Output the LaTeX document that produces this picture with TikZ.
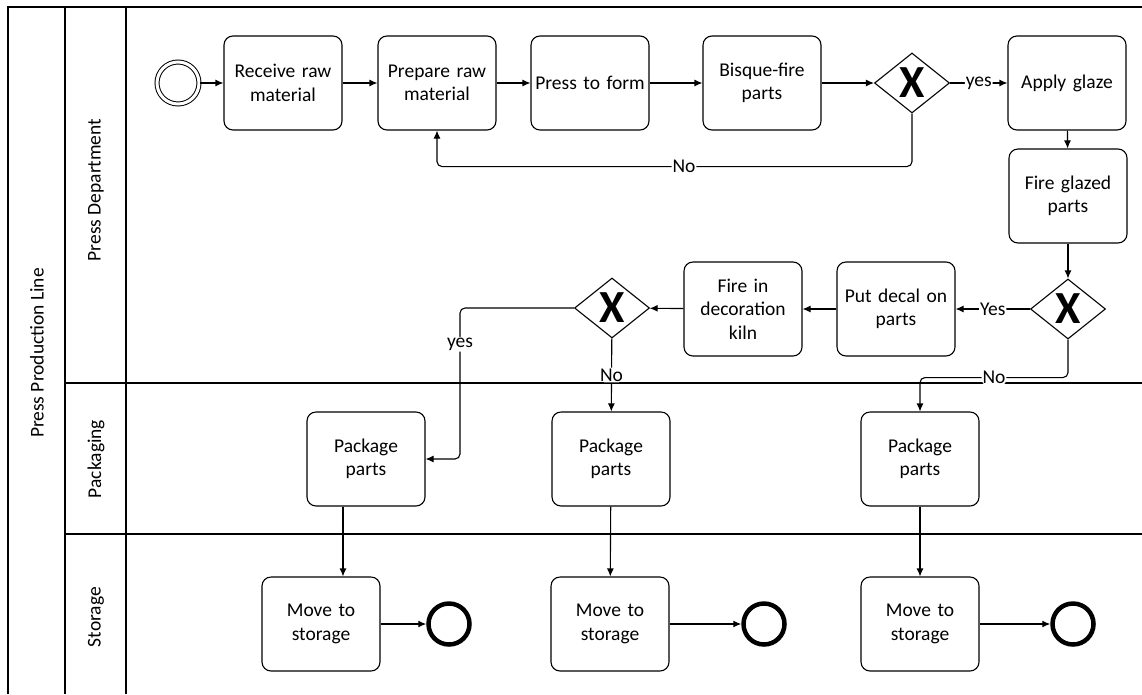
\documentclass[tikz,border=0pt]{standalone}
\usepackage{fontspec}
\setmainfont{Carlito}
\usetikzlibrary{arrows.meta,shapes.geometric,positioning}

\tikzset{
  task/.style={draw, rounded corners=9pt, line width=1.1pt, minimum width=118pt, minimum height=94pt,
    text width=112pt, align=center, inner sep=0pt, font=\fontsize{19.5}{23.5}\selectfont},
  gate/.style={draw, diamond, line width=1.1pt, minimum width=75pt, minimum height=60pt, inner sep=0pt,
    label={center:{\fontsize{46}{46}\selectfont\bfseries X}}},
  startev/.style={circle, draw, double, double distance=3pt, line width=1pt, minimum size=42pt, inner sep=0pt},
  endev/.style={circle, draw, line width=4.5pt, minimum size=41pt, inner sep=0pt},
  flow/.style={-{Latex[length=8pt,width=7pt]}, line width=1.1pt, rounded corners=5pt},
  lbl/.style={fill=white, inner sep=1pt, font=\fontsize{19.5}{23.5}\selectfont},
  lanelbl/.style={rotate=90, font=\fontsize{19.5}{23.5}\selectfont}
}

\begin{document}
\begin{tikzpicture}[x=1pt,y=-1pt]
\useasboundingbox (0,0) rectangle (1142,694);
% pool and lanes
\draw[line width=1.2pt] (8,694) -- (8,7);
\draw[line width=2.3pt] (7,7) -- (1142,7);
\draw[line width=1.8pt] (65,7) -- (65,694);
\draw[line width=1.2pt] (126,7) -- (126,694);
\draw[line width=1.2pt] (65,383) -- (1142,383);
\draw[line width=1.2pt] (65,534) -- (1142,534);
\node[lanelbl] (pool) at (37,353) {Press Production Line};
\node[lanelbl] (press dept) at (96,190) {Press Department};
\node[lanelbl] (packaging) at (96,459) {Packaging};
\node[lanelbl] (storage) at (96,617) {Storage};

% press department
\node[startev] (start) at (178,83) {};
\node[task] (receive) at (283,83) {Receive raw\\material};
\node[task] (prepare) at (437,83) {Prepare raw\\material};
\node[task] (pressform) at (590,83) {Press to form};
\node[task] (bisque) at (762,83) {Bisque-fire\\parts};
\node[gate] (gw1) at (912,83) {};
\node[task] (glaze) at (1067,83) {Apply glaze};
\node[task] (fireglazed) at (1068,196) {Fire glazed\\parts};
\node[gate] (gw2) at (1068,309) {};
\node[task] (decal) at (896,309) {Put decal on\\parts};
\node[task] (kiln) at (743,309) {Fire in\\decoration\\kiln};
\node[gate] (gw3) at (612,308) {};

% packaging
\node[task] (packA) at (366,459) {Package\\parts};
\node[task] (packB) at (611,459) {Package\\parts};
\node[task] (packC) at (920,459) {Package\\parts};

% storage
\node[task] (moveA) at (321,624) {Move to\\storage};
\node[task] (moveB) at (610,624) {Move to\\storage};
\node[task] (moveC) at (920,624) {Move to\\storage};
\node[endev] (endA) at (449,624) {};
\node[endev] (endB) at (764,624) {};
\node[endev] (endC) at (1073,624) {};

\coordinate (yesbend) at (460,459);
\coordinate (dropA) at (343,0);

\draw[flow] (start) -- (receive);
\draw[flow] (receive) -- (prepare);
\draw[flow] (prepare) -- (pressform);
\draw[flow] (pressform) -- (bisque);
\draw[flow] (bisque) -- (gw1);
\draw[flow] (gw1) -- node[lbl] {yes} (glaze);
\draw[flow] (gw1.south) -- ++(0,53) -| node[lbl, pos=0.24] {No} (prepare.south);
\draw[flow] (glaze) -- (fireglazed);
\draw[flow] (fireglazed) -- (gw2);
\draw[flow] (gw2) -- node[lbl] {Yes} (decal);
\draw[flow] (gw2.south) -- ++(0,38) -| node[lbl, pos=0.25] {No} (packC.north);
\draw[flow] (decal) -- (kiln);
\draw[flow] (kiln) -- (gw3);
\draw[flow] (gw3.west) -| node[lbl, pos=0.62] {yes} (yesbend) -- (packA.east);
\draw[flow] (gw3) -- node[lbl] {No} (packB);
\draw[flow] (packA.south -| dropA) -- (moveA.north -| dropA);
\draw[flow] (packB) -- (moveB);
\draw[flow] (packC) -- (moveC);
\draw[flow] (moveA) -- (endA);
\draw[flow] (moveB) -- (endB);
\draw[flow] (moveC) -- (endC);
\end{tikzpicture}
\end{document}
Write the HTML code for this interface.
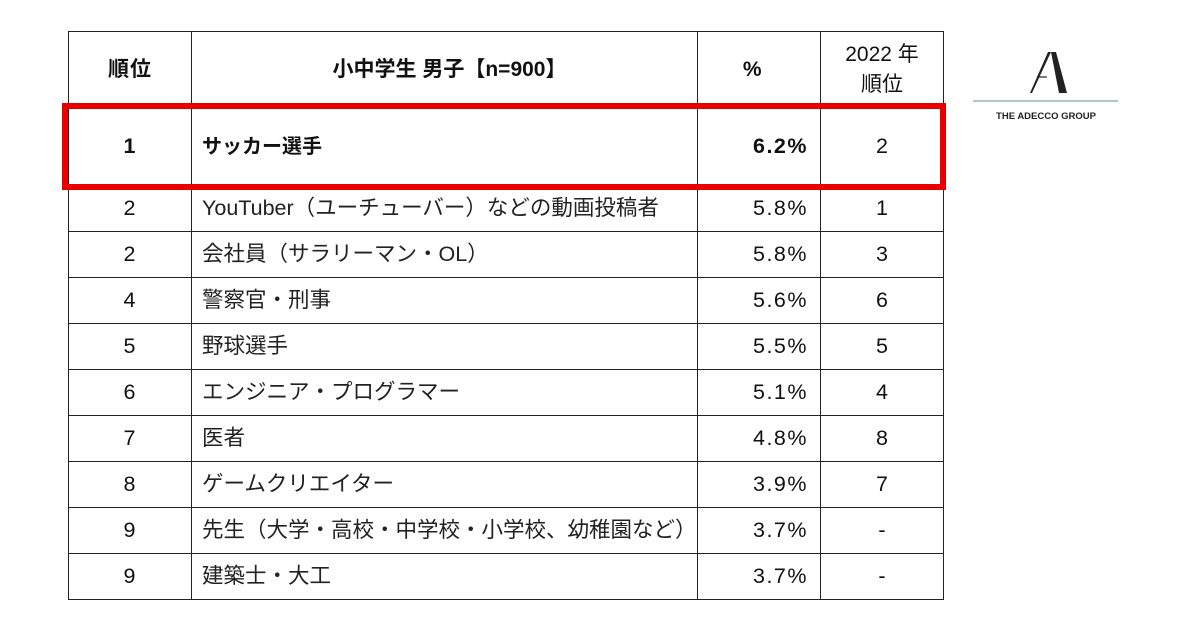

#### [Given instruction]
Exactly as written, please give again the lines from the beginning of the listing through the line containing "(storage) at (96,617)", inclusive, without any pictures.

#### [Expected answer]
Output the LaTeX document that produces this picture with TikZ.
\documentclass[tikz,border=0pt]{standalone}
\usepackage{fontspec}
\setmainfont{Carlito}
\usetikzlibrary{arrows.meta,shapes.geometric,positioning}

\tikzset{
  task/.style={draw, rounded corners=9pt, line width=1.1pt, minimum width=118pt, minimum height=94pt,
    text width=112pt, align=center, inner sep=0pt, font=\fontsize{19.5}{23.5}\selectfont},
  gate/.style={draw, diamond, line width=1.1pt, minimum width=75pt, minimum height=60pt, inner sep=0pt,
    label={center:{\fontsize{46}{46}\selectfont\bfseries X}}},
  startev/.style={circle, draw, double, double distance=3pt, line width=1pt, minimum size=42pt, inner sep=0pt},
  endev/.style={circle, draw, line width=4.5pt, minimum size=41pt, inner sep=0pt},
  flow/.style={-{Latex[length=8pt,width=7pt]}, line width=1.1pt, rounded corners=5pt},
  lbl/.style={fill=white, inner sep=1pt, font=\fontsize{19.5}{23.5}\selectfont},
  lanelbl/.style={rotate=90, font=\fontsize{19.5}{23.5}\selectfont}
}

\begin{document}
\begin{tikzpicture}[x=1pt,y=-1pt]
\useasboundingbox (0,0) rectangle (1142,694);
% pool and lanes
\draw[line width=1.2pt] (8,694) -- (8,7);
\draw[line width=2.3pt] (7,7) -- (1142,7);
\draw[line width=1.8pt] (65,7) -- (65,694);
\draw[line width=1.2pt] (126,7) -- (126,694);
\draw[line width=1.2pt] (65,383) -- (1142,383);
\draw[line width=1.2pt] (65,534) -- (1142,534);
\node[lanelbl] (pool) at (37,353) {Press Production Line};
\node[lanelbl] (press dept) at (96,190) {Press Department};
\node[lanelbl] (packaging) at (96,459) {Packaging};
\node[lanelbl] (storage) at (96,617) {Storage};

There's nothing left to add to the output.